The author in this discourse, after having remarked how little the unities of time and place are regarded in the Spanish plays, says that “the History of the Life of Christian Jacobsen Drakenberg, who died at the age of one hundred and forty-six years, would form a curious dramatic piece, if the scenes were thus distributed. Act I, Scene I. How the said Christian was born in Norway in the year 1626. Scene II. How he served in the artillery at Copenhagen. Scene III. How at the age of one hundred and six years he went to fetch his baptismal certificate. Act II. Scene I. How at the age of one hundred and eleven years he married a respectable lady of sixty. Scene II. How he used to read the newspapers without spectacles, &c. Act III. Scene I. How he walked two leagues from a village where he was, to the city of Arrhus. Scene II. How he died in 1772. Last scene, His obsequies are celebrated, a funeral sermon preached, a procession passes, and a monument is erected to his memory, with an epitaph in the Danish language, &c. &c.”

The author then gives a plot of a piece, wherein unity of place is as little attended to as unity of time is in the foregoing piece. He supposes a play to be represented, of which the principal action is the conquest of New Spain. “The curtain draws up and shows us a sea-port town in perspective, supposed to be Santiago de Cuba. Hernan Cortés sets sail from thence with his navy; the scene shifts, and another sea-port town is seen, which is that of Vera-Cruz, where Cortes arrives, recounting what had happened to him at the Havana, &c. Then is represented that most valorous and never-enough-to-be-applauded action of boring holes in the ships and sinking them; and Cortés declares his intention of proceeding to Mexico. The decoration changes, and we find ourselves in the identical city of Mexico, the court and place of residence of the powerful emperor Motezuma. Many memorable actions are exhibited, the conquest is completed, and, when the audience least expects it, the port of Vera-Cruz is again discovered, from whence Cortés sets sail for Spain. We take it for granted, that all the spectators swim after Cortés to the town of Palos, and accompany him to Sevilla; and for the sake of eighty-two leagues more or less, it would not be reasonable to abandon him in his journey to Toledo.

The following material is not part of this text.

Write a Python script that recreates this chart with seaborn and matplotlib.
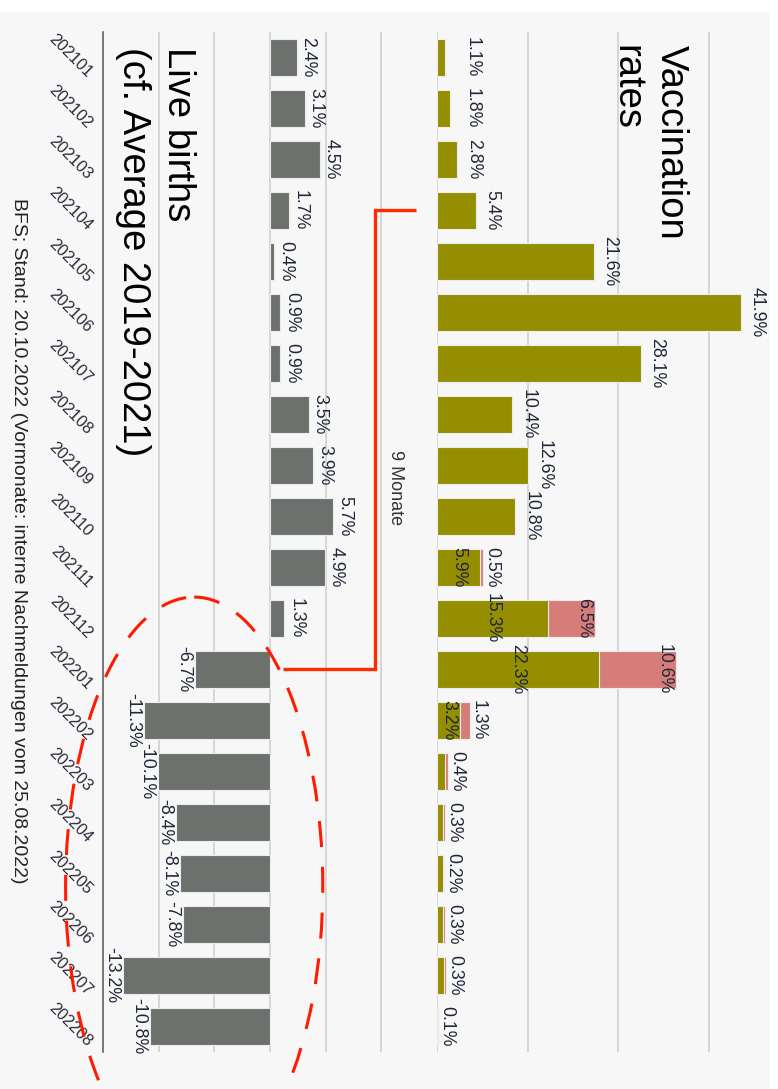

The scenes already represent that imperial city, and Cortés is received in it by the emperor Charles V. with demonstrations of singular esteem.

“Thus, instead of saying, we are going to the comedy, we are going to the tragedy, we ought to say, we are going to the chronicles, to the novel, or we are going to ramble, or to travel.

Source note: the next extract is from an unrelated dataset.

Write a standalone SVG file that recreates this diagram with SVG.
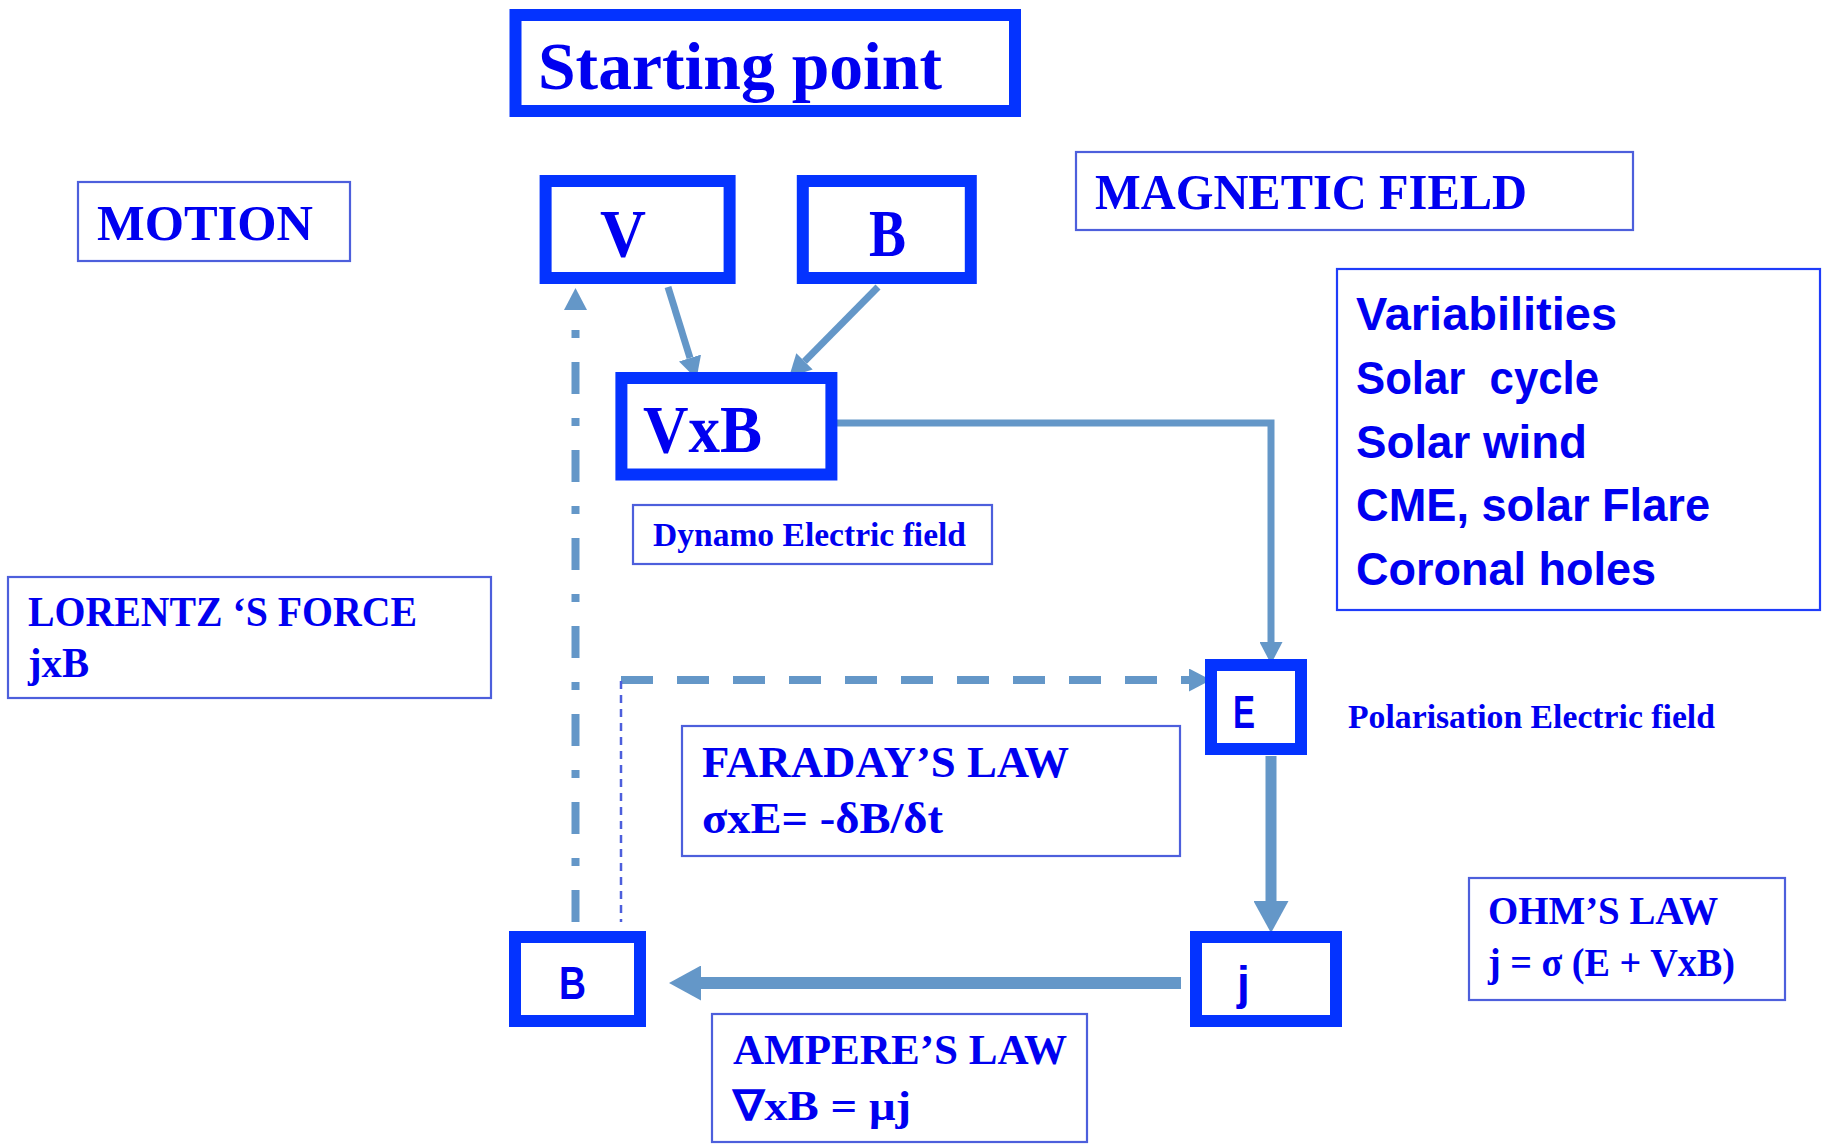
<svg xmlns="http://www.w3.org/2000/svg" width="1828" height="1144" viewBox="0 0 1828 1144">
<defs>
<style>
.bg{fill:#ffffff}
.thick{fill:#ffffff;stroke:#0433ff;stroke-width:12}
.thin{fill:#ffffff;stroke:#4d5fdc;stroke-width:2.2}
.thinb{fill:#ffffff;stroke:#1f3dfa;stroke-width:2.2}
.serif{font-family:"Liberation Serif","Times New Roman",serif;font-weight:bold;fill:#0000f0}
.sans{font-family:"Liberation Sans",Arial,sans-serif;font-weight:bold;fill:#0000f0}
.conn{fill:none;stroke:#6497c8}
</style>
<marker id="ahs" markerUnits="userSpaceOnUse" viewBox="0 0 22 23" markerWidth="22" markerHeight="23" refX="0" refY="11.5" orient="auto">
<path d="M0,0 L22,11.5 L0,23 z" fill="#6497c8"/>
</marker>
<marker id="ahl" markerUnits="userSpaceOnUse" viewBox="0 0 32 35" markerWidth="32" markerHeight="35" refX="0" refY="17.5" orient="auto">
<path d="M0,0 L32,17.5 L0,35 z" fill="#6497c8"/>
</marker>
</defs>
<rect class="bg" x="0" y="0" width="1828" height="1144"/>

<g id="connectors">
<line class="conn" x1="668" y1="287" x2="690" y2="358" stroke-width="7" marker-end="url(#ahs)"/>
<line class="conn" x1="878" y1="287" x2="804.5" y2="361.4" stroke-width="7" marker-end="url(#ahs)"/>
<polyline class="conn" points="833,423 1271,423 1271,642" stroke-width="7" marker-end="url(#ahs)"/>
<line class="conn" x1="1271" y1="756" x2="1271" y2="901" stroke-width="11" marker-end="url(#ahl)"/>
<line class="conn" x1="1181" y1="983" x2="701" y2="983" stroke-width="12" marker-end="url(#ahl)"/>
<line class="conn" x1="575.5" y1="922" x2="575.5" y2="310" stroke-width="8" stroke-dasharray="32 24 8 24" marker-end="url(#ahs)"/>
<line class="conn" x1="621" y1="680" x2="1189" y2="680" stroke-width="8" stroke-dasharray="32 24" marker-end="url(#ahs)"/>
<line x1="621" y1="676" x2="621" y2="922" stroke="#4d5fdc" stroke-width="2.5" stroke-dasharray="8 6" stroke-dashoffset="-5"/>
</g>

<g id="starting-point">
<rect class="thick" x="515.5" y="15" width="499.5" height="96"/>
<text class="serif" x="538" y="89" font-size="67" textLength="404" lengthAdjust="spacingAndGlyphs">Starting point</text>
</g>
<g id="motion">
<rect class="thin" x="78" y="182" width="272" height="79"/>
<text class="serif" x="97" y="240" font-size="51" textLength="216" lengthAdjust="spacingAndGlyphs">MOTION</text>
</g>
<g id="v">
<rect class="thick" x="545.6" y="181" width="184" height="97"/>
<text class="serif" x="600" y="256" font-size="67" textLength="46" lengthAdjust="spacingAndGlyphs">V</text>
</g>
<g id="b-top">
<rect class="thick" x="802.8" y="181" width="168" height="97"/>
<text class="serif" x="869" y="256" font-size="67" textLength="37" lengthAdjust="spacingAndGlyphs">B</text>
</g>
<g id="magnetic-field">
<rect class="thin" x="1076" y="152" width="557" height="78"/>
<text class="serif" x="1095" y="209" font-size="50" textLength="432" lengthAdjust="spacingAndGlyphs">MAGNETIC FIELD</text>
</g>
<g id="variabilities">
<rect class="thinb" x="1337" y="269" width="483" height="341"/>
<text class="sans" font-size="46" xml:space="preserve"><tspan x="1356" y="330" textLength="261" lengthAdjust="spacingAndGlyphs">Variabilities</tspan><tspan x="1356" y="394" textLength="243" lengthAdjust="spacingAndGlyphs">Solar  cycle</tspan><tspan x="1356" y="458" textLength="231" lengthAdjust="spacingAndGlyphs">Solar wind</tspan><tspan x="1356" y="521" textLength="354" lengthAdjust="spacingAndGlyphs">CME, solar Flare</tspan><tspan x="1356" y="585" textLength="300" lengthAdjust="spacingAndGlyphs">Coronal holes</tspan></text>
</g>
<g id="vxb">
<rect class="thick" x="621.4" y="378" width="210" height="96.5" stroke-width="15.5"/>
<text class="serif" x="643" y="452" font-size="68" textLength="119" lengthAdjust="spacingAndGlyphs">VxB</text>
</g>
<g id="dynamo">
<rect class="thin" x="633" y="505" width="359" height="59"/>
<text class="serif" x="653" y="546" font-size="33.5" textLength="313" lengthAdjust="spacingAndGlyphs">Dynamo Electric field</text>
</g>
<g id="lorentz">
<rect class="thin" x="8" y="577" width="483" height="121"/>
<text class="serif" font-size="42"><tspan x="28" y="626" textLength="389" lengthAdjust="spacingAndGlyphs">LORENTZ ‘S FORCE</tspan><tspan x="28" y="677" textLength="61" lengthAdjust="spacingAndGlyphs">jxB</tspan></text>
</g>
<g id="e">
<rect class="thick" x="1211" y="665" width="90" height="84"/>
<text class="sans" x="1233" y="728" font-size="46" textLength="22" lengthAdjust="spacingAndGlyphs">E</text>
</g>
<g id="polarisation">
<text class="serif" x="1348" y="728" font-size="33.5" textLength="367" lengthAdjust="spacingAndGlyphs">Polarisation Electric field</text>
</g>
<g id="faraday">
<rect class="thin" x="682" y="726" width="498" height="130"/>
<text class="serif" font-size="44"><tspan x="702" y="777" textLength="367" lengthAdjust="spacingAndGlyphs">FARADAY’S LAW</tspan><tspan x="702" y="833" textLength="241" lengthAdjust="spacingAndGlyphs">σxE= -δB/δt</tspan></text>
</g>
<g id="ohm">
<rect class="thin" x="1469" y="878" width="316" height="122"/>
<text class="serif" font-size="39"><tspan x="1488" y="924" textLength="230" lengthAdjust="spacingAndGlyphs">OHM’S LAW</tspan><tspan x="1488" y="976" textLength="247" lengthAdjust="spacingAndGlyphs">j = σ (E + VxB)</tspan></text>
</g>
<g id="b-bottom">
<rect class="thick" x="515" y="937" width="125" height="84"/>
<text class="sans" x="559" y="999" font-size="46" textLength="27" lengthAdjust="spacingAndGlyphs">B</text>
</g>
<g id="j">
<rect class="thick" x="1196" y="937" width="140" height="84"/>
<text class="sans" x="1237" y="999" font-size="46">j</text>
</g>
<g id="ampere">
<rect class="thin" x="712" y="1014" width="375" height="128"/>
<text class="serif" font-size="42"><tspan x="733" y="1064" textLength="334" lengthAdjust="spacingAndGlyphs">AMPERE’S LAW</tspan><tspan x="733" y="1120" textLength="178" lengthAdjust="spacingAndGlyphs">∇xB = μj</tspan></text>
</g>
</svg>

“After the unities of time and place, it is necessary to observe the unity of action, otherwise we might represent in a single piece the whole series of the wars of Alexander, or all the adventures of Don Quixote.

“But supposing the three unities to be preserved, it is not enough for perfection; there are many other things necessary, such as artifice in the plot, probability in the adventures, natural thoughts, purity of style, variety in the dialogue, vehemence in the affections; and, generally speaking, a certain importance in every thing that is said and done, capable of interesting and suspending the passions of the audience, always supposing the selection of a proper subject.

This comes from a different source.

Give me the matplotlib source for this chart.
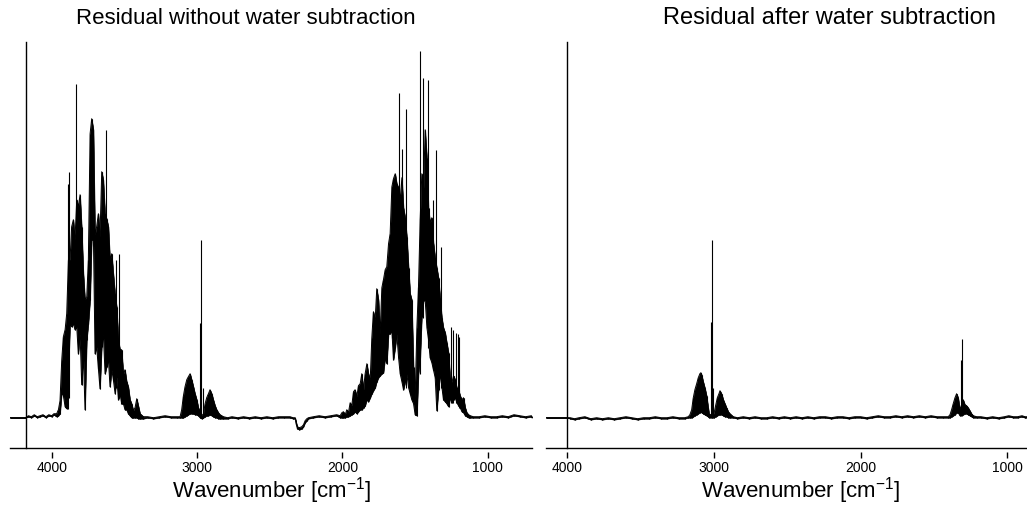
import numpy as np
import matplotlib
matplotlib.use("Agg")
from matplotlib import pyplot as plt

plt.rcParams["font.family"] = ["Liberation Sans", "DejaVu Sans"]
plt.rcParams["mathtext.fontset"] = "custom"
plt.rcParams["mathtext.rm"] = "Liberation Sans"
plt.rcParams["mathtext.default"] = "regular"

# --- left spectrum (without water subtraction): envelope
left_wn = [4287, 4180, 4160, 4140, 4120, 4100, 4080, 4060, 4040, 4020, 4000, 3985,
           3966, 3954, 3943, 3931, 3920, 3908, 3897, 3885, 3874, 3863, 3851, 3840,
           3828, 3817, 3805, 3794, 3782, 3771, 3759, 3748, 3736, 3725, 3713, 3702,
           3691, 3679, 3668, 3656, 3645, 3633, 3622, 3610, 3599, 3587, 3576, 3564,
           3553, 3541, 3530, 3519, 3507, 3496, 3484, 3473, 3461, 3450, 3438, 3427,
           3415, 3404, 3392, 3369,
           3340, 3300, 3260, 3220, 3180, 3140, 3117,
           3106, 3094, 3083, 3071, 3060, 3048, 3037, 3025, 3014, 3002, 2991, 2979,
           2968, 2956, 2945, 2934, 2922, 2911, 2899, 2888, 2876, 2865, 2853, 2842, 2819,
           2790, 2760, 2720, 2680, 2640, 2600, 2560, 2520, 2480, 2440, 2400, 2360, 2340,
           2325, 2319, 2310, 2296, 2280, 2268, 2257, 2245, 2234,
           2200, 2160, 2120, 2080, 2040,
           2016, 2004, 1993, 1981, 1970, 1959, 1947, 1936, 1924, 1913, 1901, 1890,
           1878, 1867, 1855, 1844, 1832, 1821, 1809, 1798, 1787, 1775, 1764, 1752,
           1741, 1729, 1718, 1706, 1695, 1683, 1672, 1660, 1649, 1637, 1626, 1614,
           1603, 1591, 1580, 1568, 1557, 1545, 1534, 1523, 1511, 1500, 1488, 1477,
           1465, 1454, 1442, 1431, 1419, 1408, 1397, 1385, 1374, 1362, 1351, 1339,
           1328, 1316, 1305, 1293, 1282, 1270, 1259, 1247, 1236, 1224, 1213, 1201,
           1190, 1178, 1167, 1155, 1144, 1132, 1121,
           1100, 1060, 1020, 980, 940, 900, 860, 820, 780, 740, 700, 696]
left_hi = [0, 0, 2, 1, 3, 1, 2, 3, 1, 3, 2, 4,
           4, 8, 17, 58, 81, 88, 104, 158, 158, 191, 198, 178,
           218, 211, 223, 191, 144, 118, 121, 158, 284, 299, 288, 183,
           191, 204, 181, 246, 238, 204, 199, 191, 158, 164, 144, 124,
           111, 78, 68, 68, 44, 48, 36, 31, 18, 14, 7, 10,
           19, 12, 4, 1,
           1, 0, 1, 2, 1, 1, 1,
           8, 22, 31, 38, 41, 44, 38, 31, 24, 18, 10, 6,
           2, 4, 14, 20, 24, 28, 24, 18, 12, 8, 5, 3, 1,
           0, 1, 0, 1, 0, 1, 0, 1, 0, 1, 1, 1, 0,
           0, -4, -9, -10, -9, -7, -3, -1, 0,
           1, 2, 1, 2, 3,
           2, 5, 6, 3, 8, 5, 15, 12, 26, 28, 21, 32,
           34, 44, 28, 44, 54, 44, 38, 80, 106, 98, 129, 118,
           84, 130, 138, 148, 151, 174, 184, 231, 239, 244, 234, 230,
           218, 240, 210, 200, 181, 150, 124, 118, 51, 20, 90, 131,
           200, 244, 230, 288, 260, 210, 195, 200, 175, 160, 150, 140,
           120, 100, 90, 85, 75, 65, 40, 35, 42, 38, 30, 28,
           22, 18, 20, 10, 5, 3, 2,
           1, 1, 2, 1, 1, 2, 1, 3, 2, 1, 2, 1]
left_lo = [0, 0, 1, 0, 2, 0, 1, 2, 0, 2, 1, 3,
           1, 2, 4, 25, 22, 11, 9, 44, 94, 91, 94, 88,
           91, 64, 84, 33, 61, 8, 78, 94, 118, 178, 178, 64,
           71, 49, 29, 71, 84, 44, 51, 58, 31, 48, 38, 24,
           41, 18, 24, 14, 14, 8, 8, 4, 2, 0, 0, 0,
           0, -1, -1, -1,
           0, -1, 0, 1, 0, 0, 0,
           0, 0, 1, 2, 3, 4, 4, 4, 3, 3, 2, 0,
           -1, 0, 1, 2, 2, 3, 2, 1, 0, 0, -1, -1, -1,
           -1, 0, -1, 0, -1, 0, -1, 0, -1, 0, 0, 0, -1,
           -1, -6, -11, -12, -11, -9, -5, -3, -1,
           0, 1, 0, 1, 2,
           0, 0, 0, 0, 1, 1, 2, 3, 4, 6, 4, 6,
           8, 8, 10, 12, 18, 16, 20, 24, 27, 30, 36, 40,
           42, 44, 45, 60, 54, 84, 84, 87, 58, 70, 84, 60,
           44, 36, 28, 36, 44, 30, 24, 18, 14, 3, 2, 44,
           60, 101, 117, 118, 90, 78, 60, 55, 48, 40, 7, 28,
           44, 30, 18, 16, 14, 11, 20, 15, 18, 20, 15, 12,
           10, 6, 5, 2, 1, 0, 0,
           0, 0, 1, 0, 0, 1, 0, 2, 1, 0, 1, 0]

# single tall rotational lines (wavenumber, top, bottom)
left_line_wn = [3890, 3881, 3833, 3684, 3652, 3626, 3557, 3537, 3525,
                2977, 2973, 2961,
                1660, 1614, 1591, 1566, 1465, 1447, 1412, 1378, 1357, 1323,
                1254, 1240, 1222, 1208, 1195]
left_line_top = [234, 246, 334, 204, 246, 288, 158, 164, 68,
                 95, 178, 30,
                 231, 325, 269, 309, 367, 340, 338, 218, 268, 171,
                 91, 88, 85, 84, 81]
left_line_bot = [9, 20, 90, 60, 80, 60, 30, 20, 14,
                 3, 0, 0,
                 80, 60, 40, 30, 44, 100, 70, 50, 40, 30,
                 15, 15, 15, 12, 10]

# --- right spectrum (after water subtraction)
right_wn = [4145, 4000, 3980, 3950, 3920, 3880, 3840, 3800, 3760, 3720, 3680, 3640,
            3600, 3560, 3520, 3480, 3440, 3400, 3360, 3320, 3280, 3240, 3200,
            3175, 3164, 3152, 3141, 3130, 3118, 3107, 3096, 3089, 3084, 3073, 3062,
            3050, 3039, 3032, 3000, 2989, 2977, 2966, 2959, 2948, 2936, 2925, 2914,
            2902, 2891, 2868,
            2840, 2800, 2760, 2720, 2680, 2640, 2600, 2560, 2520, 2480, 2440, 2400,
            2360, 2320, 2280, 2240, 2200, 2160, 2120, 2080, 2040, 2000, 1960, 1920,
            1880, 1840, 1800, 1760, 1720, 1680, 1640, 1600, 1560, 1520, 1480, 1440,
            1403, 1391, 1380, 1369, 1357, 1346, 1335, 1323, 1301, 1289, 1278, 1267,
            1255, 1244, 1232, 1210,
            1180, 1140, 1100, 1060, 1020, 990, 960, 930, 900, 880, 866]
right_hi = [0, 0, 0, -1, 0, 1, -1, 0, -1, 0, -1, 0,
            1, 0, -1, 0, 0, 1, 0, 0, 1, 0, 0,
            1, 3, 8, 20, 28, 34, 40, 44, 45, 43, 36, 30,
            22, 10, 3, 4, 12, 20, 24, 27, 24, 18, 14, 10,
            6, 4, 1,
            0, 1, 0, 1, 0, 0, 1, 0, 1, 0, 1, 0,
            1, 0, 1, 1, 0, 1, 1, 0, 1, 1, 0, 1,
            2, 1, 1, 2, 1, 2, 1, 2, 1, 2, 1, 1,
            1, 3, 8, 14, 20, 24, 20, 8, 18, 13, 12, 10,
            7, 4, 2, 1,
            1, 0, 1, 0, 1, 2, 1, 1, 2, 1, 1]
right_lo = [0, 0, -1, -2, -1, 0, -2, -1, -2, -1, -2, -1,
            0, -1, -2, -1, -1, 0, -1, -1, 0, -1, -1,
            0, 0, 0, 1, 2, 3, 4, 5, 6, 5, 4, 3,
            2, 1, 0, 0, 1, 2, 3, 3, 3, 2, 1, 1,
            0, 0, 0,
            -1, 0, -1, 0, -1, -1, 0, -1, 0, -1, 0, -1,
            0, -1, 0, 0, -1, 0, 0, -1, 0, 0, -1, 0,
            1, 0, 0, 1, 0, 1, 0, 1, 0, 1, 0, 0,
            0, 0, 1, 2, 3, 5, 5, 2, 3, 4, 4, 3,
            2, 1, 0, 0,
            0, -1, 0, -1, 0, 1, 0, 0, 1, 0, 0]

right_line_wn = [3023, 3016, 3009, 1314, 1307]
right_line_top = [96, 178, 30, 58, 79]
right_line_bot = [1, 0, 1, 2, 2]

tick_pos = [4000, 3000, 2000, 1000]
tick_labels = ["4000", "3000", "2000", "1000"]

fig = plt.figure(figsize=(10.27, 5.07), dpi=100)
W, H = 1027.0, 507.0

def spectrum(rect, wn, hi, lo, lwn, ltop, lbot, xlim, yaxis_at):
    ax = fig.add_axes(rect)
    ax.fill_between(wn, lo, hi, color="k", lw=0.4)
    ax.vlines(wn, lo, hi, color="k", lw=0.8)
    ax.plot(wn, hi, color="k", lw=0.7)
    ax.plot(wn, lo, color="k", lw=0.7)
    ax.vlines(lwn, lbot, ltop, color="k", lw=0.8)
    ax.set_xlim(xlim)
    ax.set_ylim(-30.3, 375.7)
    ax.spines["top"].set_visible(False)
    ax.spines["right"].set_visible(False)
    ax.spines["left"].set_position(("data", yaxis_at))
    ax.spines["left"].set_linewidth(1.0)
    ax.spines["bottom"].set_position(("outward", 3))
    ax.spines["bottom"].set_visible(False)
    ax.axhline(-30.3, color="k", lw=1.0, clip_on=False)
    ax.set_yticks([])
    ax.set_xticks(tick_pos)
    ax.set_xticklabels(tick_labels)
    ax.tick_params(axis="x", direction="out", length=4, width=1.0,
                   pad=2, labelsize=10, colors="k")
    return ax

axl = spectrum([10 / W, 59 / H, 522 / W, 406 / H], left_wn, left_hi, left_lo,
               left_line_wn, left_line_top, left_line_bot, (4287, 696), 4179)
axr = spectrum([546 / W, 59 / H, 481 / W, 406 / H], right_wn, right_hi, right_lo,
               right_line_wn, right_line_top, right_line_bot, (4145, 866), 4000)

fig.text(246 / W, 1 - 18 / H, "Residual without water subtraction",
         ha="center", va="center", fontsize=16)
fig.text(829 / W, 1 - 18 / H, "Residual after water subtraction",
         ha="center", va="center", fontsize=17)
fig.text(272 / W, 1 - 497 / H, "Wavenumber [cm$^{-1}$]",
         ha="center", va="baseline", fontsize=16)
fig.text(801 / W, 1 - 497 / H, "Wavenumber [cm$^{-1}$]",
         ha="center", va="baseline", fontsize=16)

plt.savefig("out.png", dpi=100)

“Now even if a theatrical composition should have all these necessary qualities, there only remains a single trifle to insure its success, and that is, taste; because to please or displease does not always depend on the merits or defects of the work. For example, we will suppose that in digging into the earth, a manuscript tragedy is found in a leaden case, and that its author is unknown (because if he were known there would be partiality), and that in this tragedy all good qualities abound, and that not only it preserves the unity of time, place, and action, but likewise a thousand other things which end in Y, as propriety, clarity, piety, morality, novelty, majesty, probability, and above all a correct Castilian, without harsh or lame verses, and without any mixture of Gallicisms, from which God, of his mercy and love, deliver us: we must then consider, that as the earth produces mushrooms without any particular cultivation, at the same time it creates from night to morning a dozen actors of both sexes, who besides having true theatrical figures, rehearse without gesticulation, without a pulpit-like declamation, and without an ill-timed drawling or affected tone. Now, were these persons to represent the aforesaid uncriticisable tragedy, it is possible that it would not please for various reasons; for instance, one of the audience would expect tempests, eclipses, battles, horses, lions, tigers, and all sorts of monsters and wild beasts; another waits for poetical comparisons and similies, abounding in flowers, plants, rocks, fields, constellations, birds, fish, sands, pearls, coral, shells, &c. they find nothing of this kind in the new tragedy, and so they take a nap till the tonadilla awakens them. Another hears the play with disgust, because every action in it is very possible, and that it contains no magical representations neither by dint of necromancy, chiromancy, hydromancy, acromancy, pyromancy, geomancy, cleomancy, &c. no caves nor enchanted palaces, no visions, spirits, nor phantoms, as in Don John or Hamlet: an old man in the pit disdains the play, because night with a starry black velvet mantle, earth in green sattin, and sea in blue plush, are not actresses in it; another is displeased because the part given to A, was not given to B,” &c. &c. &c. Thus far may suffice to enable the reader to form a general idea of this book.

In 1759, a book was printed in Barcelona, in quarto, entitled Arte Poetica Española. Half this book contains specimens and examples of every kind of Spanish verse, acrostics, anagrams, labyrinths, &c. the other half is a dictionary, in which all words with similar terminations are classed together. 15

One of the Enigmas in this book is the following:

Qual es el uno que es tres,
Y estos tres si los contàres,
Aunque son nones, son pares?


“What is the one, which is three, and those three if you count them, although they are odd, are even? The solution of this Enigma is, God; because in God alone a divine essence and three persons are found, which by being three are called odd, and for the equality which they bear to each other, are termed even.”!





14. This translation is not exactly literal, a few words are added to complete the sense.
15. An English dictionary of this kind is just published by J. Walker.